Philip,
Sorry. I didn't mean to aim anything at you. I was just pointing out the
absurd state into which the build process has mutated. My first major
automation process was to build and regression test the entire AIX kernel
to ensure my bug fixes were effective and otherwise harmless. It took just
a few pages, KILO-Bytes to do everything.

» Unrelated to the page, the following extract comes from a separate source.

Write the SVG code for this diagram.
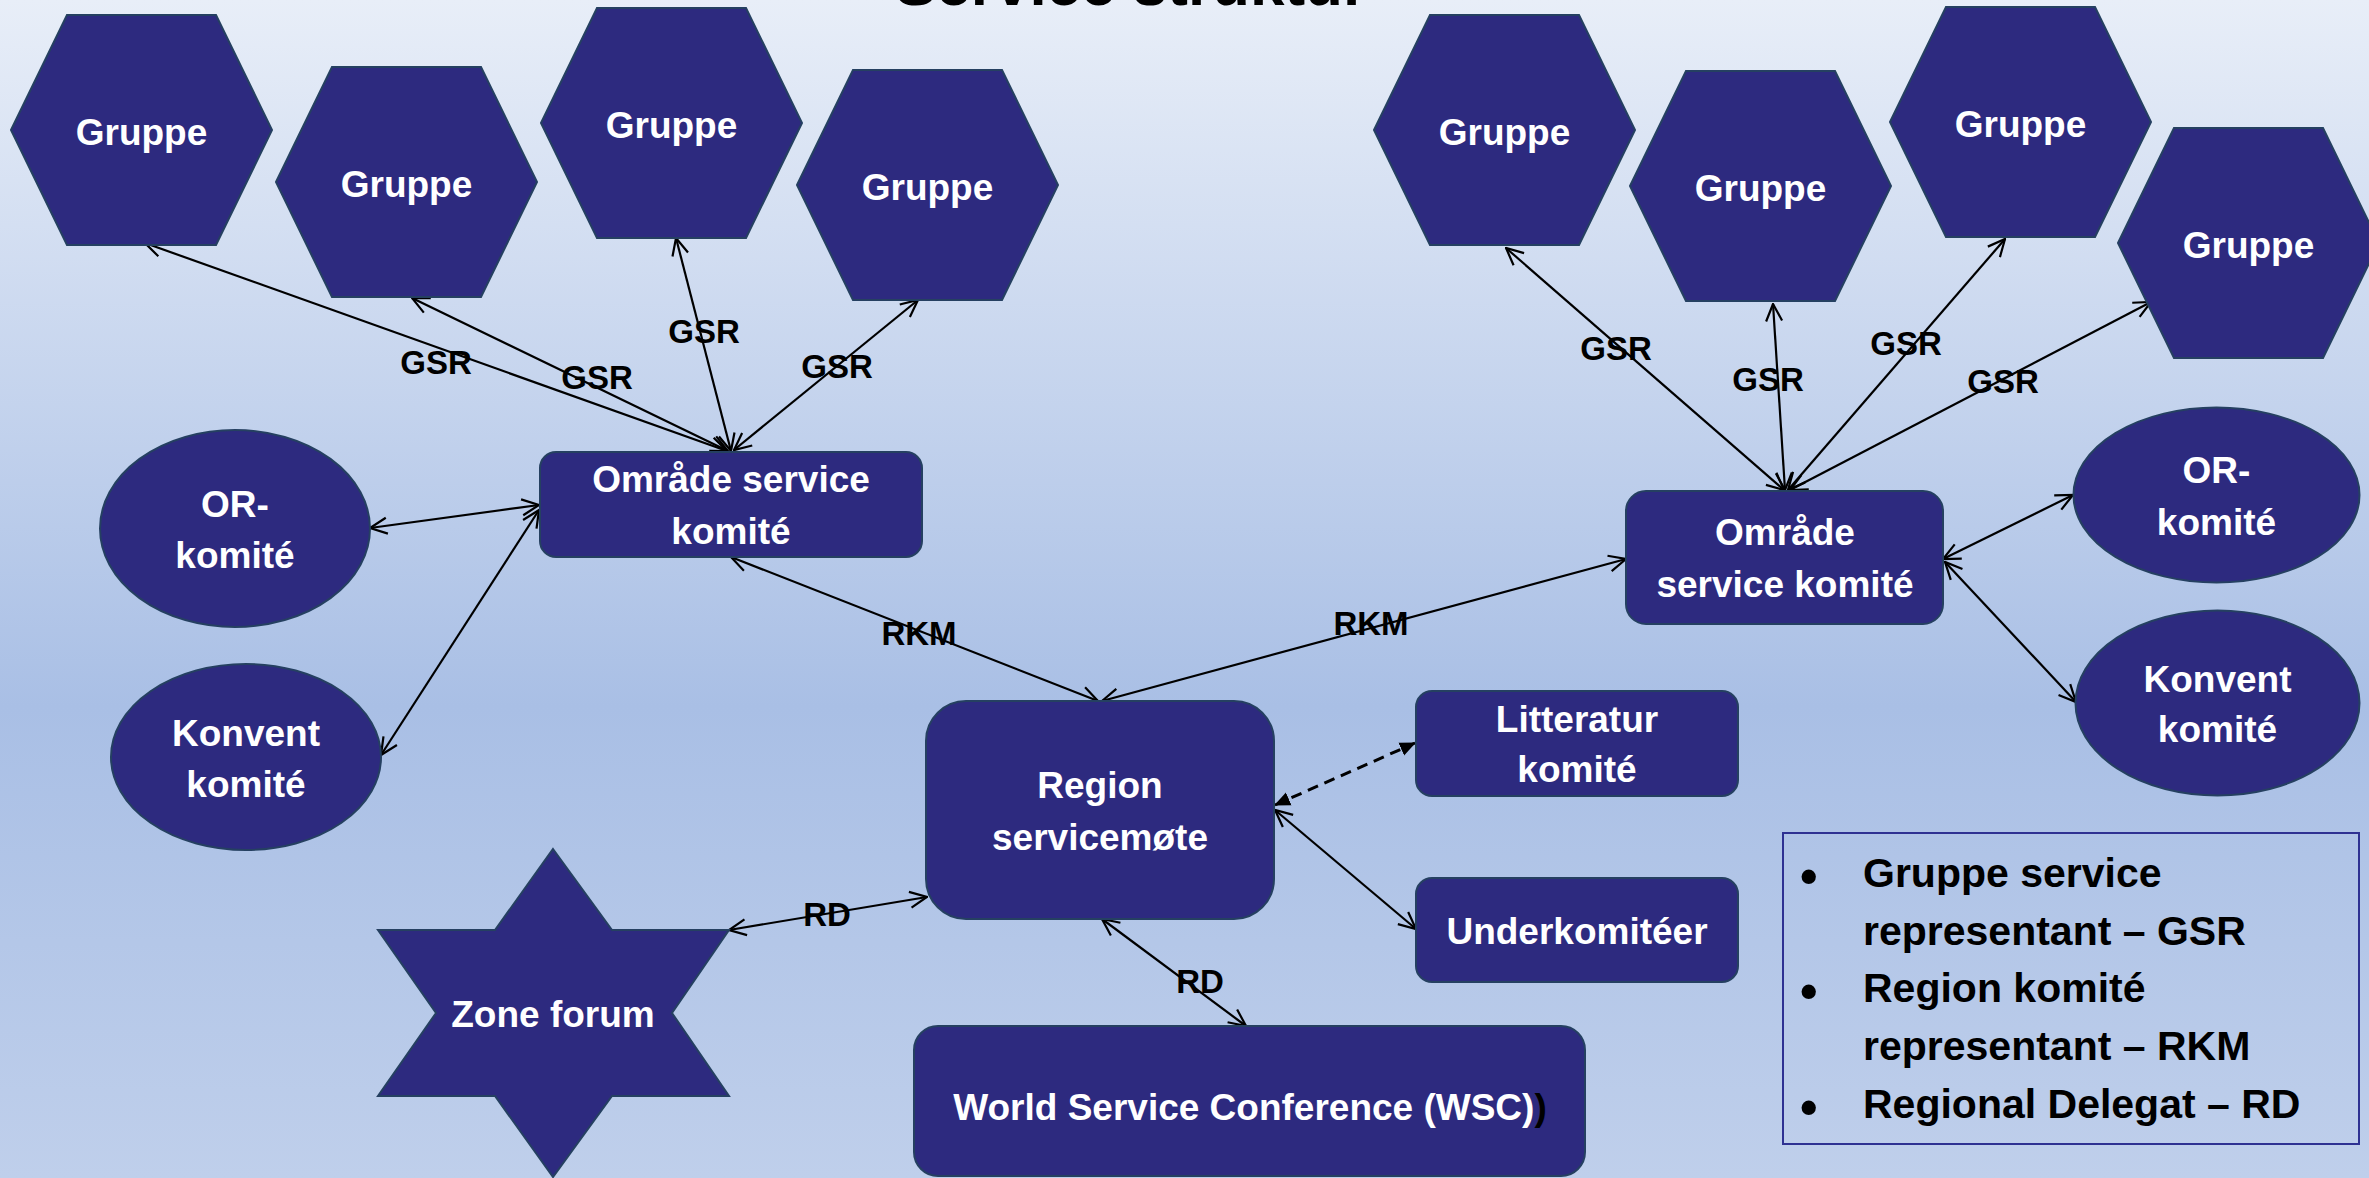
<svg xmlns="http://www.w3.org/2000/svg" width="2369" height="1178" viewBox="0 0 2369 1178">
<defs>
<linearGradient id="bg" x1="0" y1="0" x2="0" y2="1">
<stop offset="0" stop-color="#e8eef8"/>
<stop offset="0.6" stop-color="#a9bfe5"/>
<stop offset="1" stop-color="#bfcfeb"/>
</linearGradient>
<marker id="arr" viewBox="0 0 20 20" refX="19" refY="10" markerWidth="20" markerHeight="20" markerUnits="userSpaceOnUse" orient="auto-start-reverse">
<path d="M2,2 L19,10 L2,18" fill="none" stroke="#000" stroke-width="2.2"/>
</marker>
<marker id="tri" viewBox="0 0 16 16" refX="15" refY="8" markerWidth="16" markerHeight="16" markerUnits="userSpaceOnUse" orient="auto-start-reverse">
<path d="M0,1 L16,8 L0,15 Z" fill="#000"/>
</marker>
</defs>
<style>
.n{fill:#2d2a7f;stroke:#254061;stroke-width:2}
.t{font-family:"Liberation Sans",Arial,sans-serif;font-weight:bold;font-size:37px;fill:#fff;text-anchor:middle}
.l{font-family:"Liberation Sans",Arial,sans-serif;font-weight:bold;font-size:33px;fill:#000;text-anchor:middle}
.g{font-family:"Liberation Sans",Arial,sans-serif;font-weight:bold;font-size:41px;fill:#000}
.b{font-family:"Liberation Sans",Arial,sans-serif;font-weight:bold;font-size:50px;fill:#000}
.c{fill:none;stroke:#000;stroke-width:2.2;marker-start:url(#arr);marker-end:url(#arr)}
.d{fill:none;stroke:#000;stroke-width:3;stroke-dasharray:11 7;marker-start:url(#tri);marker-end:url(#tri)}
</style>
<rect x="0" y="0" width="2369" height="1178" fill="url(#bg)"/>
<text x="1131" y="5" font-family="'Liberation Sans',Arial,sans-serif" font-weight="bold" font-size="62" text-anchor="middle" fill="#000">Service struktur</text>

<g id="connectors">
<line class="c" x1="145" y1="243" x2="727" y2="451"/>
<line class="c" x1="412" y1="298" x2="728" y2="451"/>
<line class="c" x1="676" y1="238" x2="731" y2="451"/>
<line class="c" x1="918" y1="300" x2="734" y2="450"/>
<line class="c" x1="370" y1="528" x2="539" y2="505"/>
<line class="c" x1="539" y1="510" x2="381" y2="755"/>
<line class="c" x1="731" y1="557" x2="1098" y2="701"/>
<line class="c" x1="1102" y1="701" x2="1626" y2="559"/>
<line class="c" x1="1506" y1="248" x2="1784" y2="490"/>
<line class="c" x1="1773" y1="304" x2="1785" y2="490"/>
<line class="c" x1="2005" y1="239" x2="1788" y2="490"/>
<line class="c" x1="2151" y1="302" x2="1790" y2="490"/>
<line class="c" x1="1943" y1="559" x2="2073" y2="495"/>
<line class="c" x1="1945" y1="562" x2="2076" y2="702"/>
<line class="c" x1="729" y1="930" x2="927" y2="897"/>
<line class="c" x1="1102" y1="919" x2="1246" y2="1026"/>
<line class="c" x1="1275" y1="810" x2="1416" y2="929"/>
<line class="d" x1="1275" y1="805" x2="1415" y2="743"/>
<text class="l" x="436" y="374">GSR</text>
<text class="l" x="597" y="389">GSR</text>
<text class="l" x="704" y="343">GSR</text>
<text class="l" x="837" y="378">GSR</text>
<text class="l" x="1616" y="360">GSR</text>
<text class="l" x="1768" y="391">GSR</text>
<text class="l" x="1906" y="355">GSR</text>
<text class="l" x="2003" y="393">GSR</text>
<text class="l" x="919" y="645">RKM</text>
<text class="l" x="1371" y="635">RKM</text>
<text class="l" x="827" y="926">RD</text>
<text class="l" x="1200" y="993">RD</text>
</g>

<g id="gruppe1" transform="translate(11,15)"><polygon class="n" points="0,115 56,0 205,0 261,115 205,230 56,230"/><text class="t" x="130.5" y="130">Gruppe</text></g>
<g id="gruppe2" transform="translate(276,67)"><polygon class="n" points="0,115 56,0 205,0 261,115 205,230 56,230"/><text class="t" x="130.5" y="130">Gruppe</text></g>
<g id="gruppe3" transform="translate(541,8)"><polygon class="n" points="0,115 56,0 205,0 261,115 205,230 56,230"/><text class="t" x="130.5" y="130">Gruppe</text></g>
<g id="gruppe4" transform="translate(797,70)"><polygon class="n" points="0,115 56,0 205,0 261,115 205,230 56,230"/><text class="t" x="130.5" y="130">Gruppe</text></g>
<g id="gruppe5" transform="translate(1374,15)"><polygon class="n" points="0,115 56,0 205,0 261,115 205,230 56,230"/><text class="t" x="130.5" y="130">Gruppe</text></g>
<g id="gruppe6" transform="translate(1630,71)"><polygon class="n" points="0,115 56,0 205,0 261,115 205,230 56,230"/><text class="t" x="130.5" y="130">Gruppe</text></g>
<g id="gruppe7" transform="translate(1890,7)"><polygon class="n" points="0,115 56,0 205,0 261,115 205,230 56,230"/><text class="t" x="130.5" y="130">Gruppe</text></g>
<g id="gruppe8" transform="translate(2118,128)"><polygon class="n" points="0,115 56,0 205,0 261,115 205,230 56,230"/><text class="t" x="130.5" y="130">Gruppe</text></g>

<g id="omrade-venstre"><rect class="n" x="540" y="452" width="382" height="105" rx="16"/><text class="t" x="731" y="492">Område service</text><text class="t" x="731" y="544">komité</text></g>
<g id="or-venstre"><ellipse class="n" cx="235" cy="528.5" rx="135" ry="98.5"/><text class="t" x="235" y="517">OR-</text><text class="t" x="235" y="568">komité</text></g>
<g id="konvent-venstre"><ellipse class="n" cx="246" cy="757" rx="135" ry="93"/><text class="t" x="246" y="746">Konvent</text><text class="t" x="246" y="797">komité</text></g>
<g id="region"><rect class="n" x="926" y="701" width="348" height="218" rx="40"/><text class="t" x="1100" y="798">Region</text><text class="t" x="1100" y="850">servicemøte</text></g>
<g id="zone-forum"><polygon class="n" points="553,849 612,930 729,930 672,1013 729,1096 612,1096 553,1177 495,1096 378,1096 436,1013 378,930 495,930"/><text class="t" x="553" y="1027">Zone forum</text></g>
<g id="wsc"><rect class="n" x="914" y="1026" width="671" height="150" rx="24"/><text class="t" x="1250" y="1120">World Service Conference (WSC)<tspan fill="#000">)</tspan></text></g>
<g id="litteratur"><rect class="n" x="1416" y="691" width="322" height="105" rx="16"/><text class="t" x="1577" y="732">Litteratur</text><text class="t" x="1577" y="782">komité</text></g>
<g id="underkomiteer"><rect class="n" x="1416" y="878" width="322" height="104" rx="16"/><text class="t" x="1577" y="944">Underkomitéer</text></g>
<g id="omrade-hoyre"><rect class="n" x="1626" y="491" width="317" height="133" rx="20"/><text class="t" x="1785" y="545">Område</text><text class="t" x="1785" y="597">service komité</text></g>
<g id="or-hoyre"><ellipse class="n" cx="2216.5" cy="495" rx="143" ry="87.5"/><text class="t" x="2216.5" y="483">OR-</text><text class="t" x="2216.5" y="535">komité</text></g>
<g id="konvent-hoyre"><ellipse class="n" cx="2217.5" cy="703" rx="142" ry="92.5"/><text class="t" x="2217.5" y="692">Konvent</text><text class="t" x="2217.5" y="742">komité</text></g>

<g id="legend">
<rect x="1783" y="833" width="576" height="311" fill="none" stroke="#2e3192" stroke-width="2"/>
<text class="b" x="1800" y="893">•</text><text class="g" x="1863" y="887">Gruppe service</text>
<text class="g" x="1863" y="945">representant – GSR</text>
<text class="b" x="1800" y="1008">•</text><text class="g" x="1863" y="1002">Region komité</text>
<text class="g" x="1863" y="1060">representant – RKM</text>
<text class="b" x="1800" y="1124">•</text><text class="g" x="1863" y="1118">Regional Delegat – RD</text>
</g>
</svg>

Seeing a simple build take enough code to fill a NYC Yellow Page volume has
to make one wonder who is in charge. Your explanation that it's generated
code goes a long way to explains its Brobdingnagian extent and Kafkaesque
inscrutability.
A code generator is covering every combination with umpteen dozen
independent variables and the product is mushrooming without limit. It will
eventually hit some limit. Do you find it unsettling that increasingly
people are just feeding The Machine "without [their] needing to know
anything about it" and hoping things turn out right?
While blissfully auto-piloting past the precipice, their final thought was
elation that gravity had finally relented! :)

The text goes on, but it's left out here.